8. Embrace the chaos
You will be two steps away from leaving your house and your 6-month-old will have a blowout. Or your toddler will suddenly refuse to wear his coat because he just doesn’t like it. Whatever it is you’re trying to do, your child often has other plans. One of my biggest lessons in motherhood is that I cannot control my child. Especially as he’s grown older, I’ve realized I must abandon my need for order and learn to go with the flow. As Queen Elsa of Frozen says, “Let it go! Let it go!” Mama, the more you can adjust your expectations and find some levity in the unpredictability of motherhood, the happier you’ll be.
9. You haven’t lost your identity—it’s just changing
Days after I gave birth, I remember eyeing myself in the mirror and doing a double-take.
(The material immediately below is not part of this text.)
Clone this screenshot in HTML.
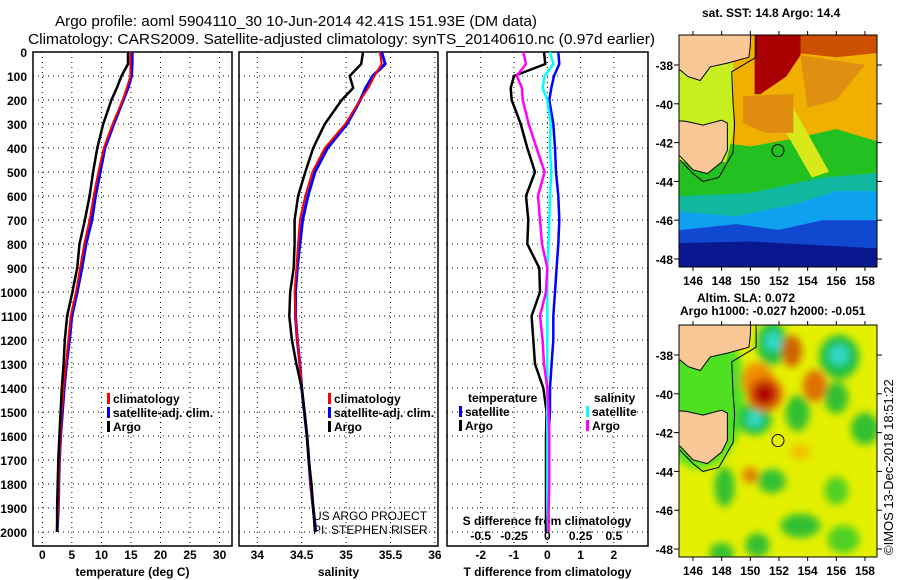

Staring back at me was a woman with dark circles under her eyes, blotchy skin, a lumpy belly, and greasy hair. I didn’t look like myself, my entire body ached, and I definitely didn’t feel like myself.
Flash forward a few weeks. I was enamored with my son, but I worried constantly about his well-being. I felt lost in the daily duties of motherhood, slogging through diaper changes and nursing sessions with no end in sight. When my son was 4 months old, I learned about the term matrescence. Suddenly everything clicked. I realized my place in the world was indeed changing, and my ambivalence in this transition was normal.
Remember this when you have your own mirror moment: You are a mother. And you are so much more.
“Remember this when you have your own mirror moment: You are a mother. And you are so much more.“
10. You’ve got this, mama
As a new mother, you will doubt yourself more than you ever have. At times you’ll feel like you’re slaying this parenting thing. Other times you will struggle to rise to the occasion. Through it all, lots of people are going to give you advice. Some advice you’ll seek out. Other advice you’ll receive without asking for it. Remember: You don’t have to take all of it! You know in your heart what’s right for your child.
“As a new mother, you will doubt yourself more than you ever have.“
A day will come when your baby won’t stop crying, you won’t stop arguing with your husband, and you’ll wonder why you decided it was even a good idea to have a kid. You’ll feel like you’re doing a terrible job, making mistakes left and right, and that you’re going to ruin your child’s life. I need you to hear this loud and clear: Trust yourself. You are one strong mama, and you will get through this—your love for your child will propel you forward.